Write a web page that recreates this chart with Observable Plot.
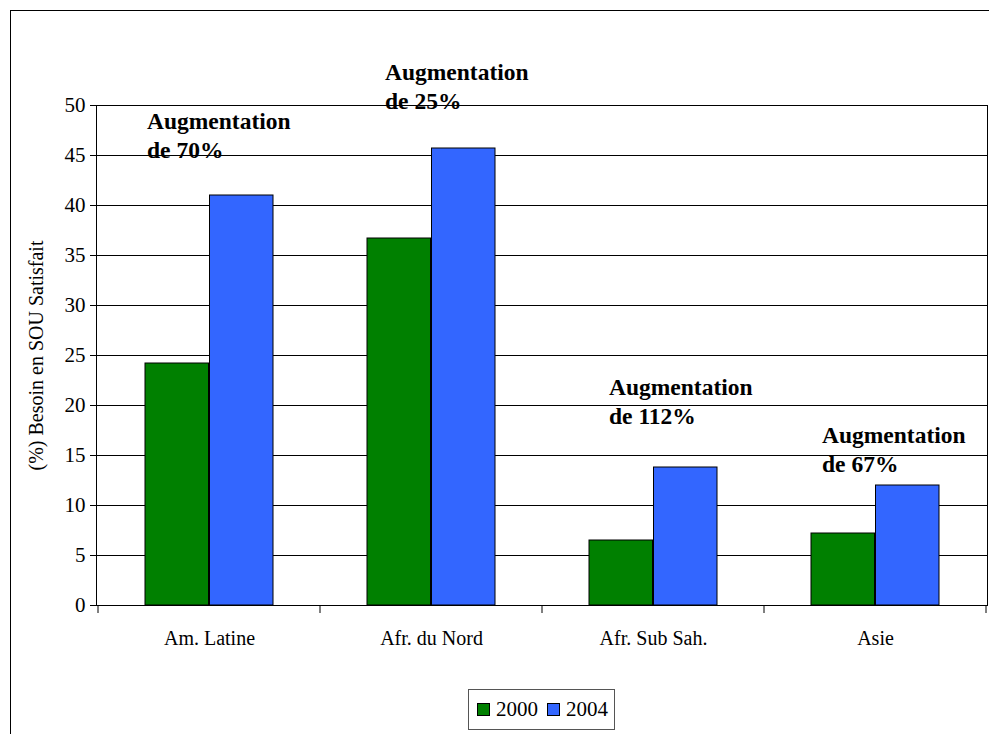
<!DOCTYPE html>
<html>
<head>
<meta charset="utf-8">
<script src="https://cdn.jsdelivr.net/npm/d3@7"></script>
<script src="https://cdn.jsdelivr.net/npm/@observablehq/plot@0.6"></script>
<style>
  html, body { margin: 0; padding: 0; background: #fff; overflow: hidden; }
  #wrap { position: relative; width: 989px; height: 734px; overflow: hidden; font-family: 'Liberation Serif', 'Times New Roman', Times, 'DejaVu Serif', serif; }
  #border { position: absolute; left: 10px; top: 10px; width: 1000px; height: 800px; border: 1px solid #000; pointer-events: none; }
  #chart { position: absolute; left: 0; top: 0; }
  #chart svg, #chart svg text { font-family: 'Liberation Serif', 'Times New Roman', Times, 'DejaVu Serif', serif; }
  #legend { position: absolute; left: 468px; top: 689px; height: 39px; border: 1px solid #555; background: #fff;
            display: flex; align-items: center; padding: 0 6px 0 8px; font-size: 21px; color: #000; }
  .sw { width: 11px; height: 11px; border: 1px solid #000; margin-right: 6px; }
  .item { display: flex; align-items: center; margin-right: 9px; }
  .item:last-child { margin-right: 0; }
</style>
</head>
<body>
<div id="wrap">
  <div id="chart"></div>
  <div id="border"></div>
  <div id="legend"></div>
</div>
<script>
const categories = ["Am. Latine", "Afr. du Nord", "Afr. Sub Sah.", "Asie"];
const years = ["2000", "2004"];
const values2000 = [24.2, 36.7, 6.5, 7.2];
const values2004 = [41.0, 45.7, 13.8, 12.0];
const noteTexts = ["Augmentation\nde 70%", "Augmentation\nde 25%", "Augmentation\nde 112%", "Augmentation\nde 67%"];
const noteLevels = [44.8, 49.7, 18.2, 13.4];
const yTicks = [0, 5, 10, 15, 20, 25, 30, 35, 40, 45, 50];
const yLabel = "(%) Besoin en SOU Satisfait";
const colors = ["#008000", "#3366FF"];

const rows2000 = categories.map((c, i) => ({category: c, year: years[0], value: values2000[i]}));
const rows2004 = categories.map((c, i) => ({category: c, year: years[1], value: values2004[i]}));
const notes = categories.map((c, i) => ({category: c, text: noteTexts[i], level: noteLevels[i]}));

const noteDx = [-62.5, -46.5, -44.5, -53.5];
const font = "'Liberation Serif', 'Times New Roman', Times, 'DejaVu Serif', serif";

function boundaryTicks(index, scales, values, dims) {
  const g = d3.create("svg:g").attr("stroke", "#000").attr("stroke-width", 1);
  const x = scales.x;
  let bw = x.bandwidth;
  if (typeof bw === "function") bw = bw();
  const y0 = dims.height - dims.marginBottom;
  const pos = categories.map(c => x(c));
  pos.push(x(categories[categories.length - 1]) + bw);
  for (const p of pos) {
    g.append("line").attr("x1", p).attr("x2", p).attr("y1", y0).attr("y2", y0 + 8);
  }
  return g.node();
}

const chart = Plot.plot({
  width: 989,
  height: 680,
  marginLeft: 96,
  marginRight: 2,
  marginTop: 105,
  marginBottom: 75,
  style: {fontFamily: font, background: "transparent", color: "#000"},
  x: {domain: categories, padding: 0},
  y: {domain: [0, 50]},
  marks: [
    Plot.ruleY(yTicks, {stroke: "#000", strokeWidth: 1}),
    Plot.barY(rows2000, {x: "category", y: "value", fill: colors[0], stroke: "#000", strokeWidth: 1, insetLeft: 47, insetRight: 111.5}),
    Plot.barY(rows2004, {x: "category", y: "value", fill: colors[1], stroke: "#000", strokeWidth: 1, insetLeft: 111.5, insetRight: 47}),
    Plot.frame({stroke: "#000", strokeWidth: 1}),
    Plot.axisY(yTicks, {tickSize: 6, tickPadding: 5, fontSize: 21, label: null, tickFormat: d => String(d)}),
    Plot.axisY({ticks: [], tickSize: 0, fontSize: 20, label: yLabel, labelAnchor: "center", labelArrow: "none", labelOffset: 68}),
    Plot.axisX({tickSize: 0, tickPadding: 25, fontSize: 20, label: null}),
    boundaryTicks,
    ...notes.map((n, i) => Plot.text([n], {
      x: "category", y: "level", text: "text",
      textAnchor: "start", lineAnchor: "bottom", lineHeight: 1.2,
      dx: noteDx[i], fontSize: 23.5, fontWeight: "bold", fill: "#000"
    }))
  ]
});
document.getElementById("chart").appendChild(chart);

const legend = document.getElementById("legend");
years.forEach((y, i) => {
  const item = document.createElement("div");
  item.className = "item";
  const sw = document.createElement("div");
  sw.className = "sw";
  sw.style.background = colors[i];
  const t = document.createElement("span");
  t.textContent = y;
  item.appendChild(sw);
  item.appendChild(t);
  legend.appendChild(item);
});
</script>
</body>
</html>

::::::::

- [Exercise objective] Leave out the pictures and reproduce the rest of the listing exactly.

- [Response]
Write a web page that recreates this chart with Observable Plot.
<!DOCTYPE html>
<html>
<head>
<meta charset="utf-8">
<script src="https://cdn.jsdelivr.net/npm/d3@7"></script>
<script src="https://cdn.jsdelivr.net/npm/@observablehq/plot@0.6"></script>
<style>
  html, body { margin: 0; padding: 0; background: #fff; overflow: hidden; }
  #wrap { position: relative; width: 989px; height: 734px; overflow: hidden; font-family: 'Liberation Serif', 'Times New Roman', Times, 'DejaVu Serif', serif; }
  #border { position: absolute; left: 10px; top: 10px; width: 1000px; height: 800px; border: 1px solid #000; pointer-events: none; }
  #chart { position: absolute; left: 0; top: 0; }
  #chart svg, #chart svg text { font-family: 'Liberation Serif', 'Times New Roman', Times, 'DejaVu Serif', serif; }
  #legend { position: absolute; left: 468px; top: 689px; height: 39px; border: 1px solid #555; background: #fff;
            display: flex; align-items: center; padding: 0 6px 0 8px; font-size: 21px; color: #000; }
  .sw { width: 11px; height: 11px; border: 1px solid #000; margin-right: 6px; }
  .item { display: flex; align-items: center; margin-right: 9px; }
  .item:last-child { margin-right: 0; }
</style>
</head>
<body>
<div id="wrap">
  <div id="chart"></div>
  <div id="border"></div>
  <div id="legend"></div>
</div>
<script>
const categories = ["Am. Latine", "Afr. du Nord", "Afr. Sub Sah.", "Asie"];
const years = ["2000", "2004"];
const values2000 = [24.2, 36.7, 6.5, 7.2];
const values2004 = [41.0, 45.7, 13.8, 12.0];
const noteTexts = ["Augmentation\nde 70%", "Augmentation\nde 25%", "Augmentation\nde 112%", "Augmentation\nde 67%"];
const noteLevels = [44.8, 49.7, 18.2, 13.4];
const yTicks = [0, 5, 10, 15, 20, 25, 30, 35, 40, 45, 50];
const yLabel = "(%) Besoin en SOU Satisfait";
const colors = ["#008000", "#3366FF"];

const rows2000 = categories.map((c, i) => ({category: c, year: years[0], value: values2000[i]}));
const rows2004 = categories.map((c, i) => ({category: c, year: years[1], value: values2004[i]}));
const notes = categories.map((c, i) => ({category: c, text: noteTexts[i], level: noteLevels[i]}));

const noteDx = [-62.5, -46.5, -44.5, -53.5];
const font = "'Liberation Serif', 'Times New Roman', Times, 'DejaVu Serif', serif";

function boundaryTicks(index, scales, values, dims) {
  const g = d3.create("svg:g").attr("stroke", "#000").attr("stroke-width", 1);
  const x = scales.x;
  let bw = x.bandwidth;
  if (typeof bw === "function") bw = bw();
  const y0 = dims.height - dims.marginBottom;
  const pos = categories.map(c => x(c));
  pos.push(x(categories[categories.length - 1]) + bw);
  for (const p of pos) {
    g.append("line").attr("x1", p).attr("x2", p).attr("y1", y0).attr("y2", y0 + 8);
  }
  return g.node();
}

const chart = Plot.plot({
  width: 989,
  height: 680,
  marginLeft: 96,
  marginRight: 2,
  marginTop: 105,
  marginBottom: 75,
  style: {fontFamily: font, background: "transparent", color: "#000"},
  x: {domain: categories, padding: 0},
  y: {domain: [0, 50]},
  marks: [
    Plot.ruleY(yTicks, {stroke: "#000", strokeWidth: 1}),
    Plot.barY(rows2000, {x: "category", y: "value", fill: colors[0], stroke: "#000", strokeWidth: 1, insetLeft: 47, insetRight: 111.5}),
    Plot.barY(rows2004, {x: "category", y: "value", fill: colors[1], stroke: "#000", strokeWidth: 1, insetLeft: 111.5, insetRight: 47}),
    Plot.frame({stroke: "#000", strokeWidth: 1}),
    Plot.axisY(yTicks, {tickSize: 6, tickPadding: 5, fontSize: 21, label: null, tickFormat: d => String(d)}),
    Plot.axisY({ticks: [], tickSize: 0, fontSize: 20, label: yLabel, labelAnchor: "center", labelArrow: "none", labelOffset: 68}),
    Plot.axisX({tickSize: 0, tickPadding: 25, fontSize: 20, label: null}),
    boundaryTicks,
    ...notes.map((n, i) => Plot.text([n], {
      x: "category", y: "level", text: "text",
      textAnchor: "start", lineAnchor: "bottom", lineHeight: 1.2,
      dx: noteDx[i], fontSize: 23.5, fontWeight: "bold", fill: "#000"
    }))
  ]
});
document.getElementById("chart").appendChild(chart);

const legend = document.getElementById("legend");
years.forEach((y, i) => {
  const item = document.createElement("div");
  item.className = "item";
  const sw = document.createElement("div");
  sw.className = "sw";
  sw.style.background = colors[i];
  const t = document.createElement("span");
  t.textContent = y;
  item.appendChild(sw);
  item.appendChild(t);
  legend.appendChild(item);
});
</script>
</body>
</html>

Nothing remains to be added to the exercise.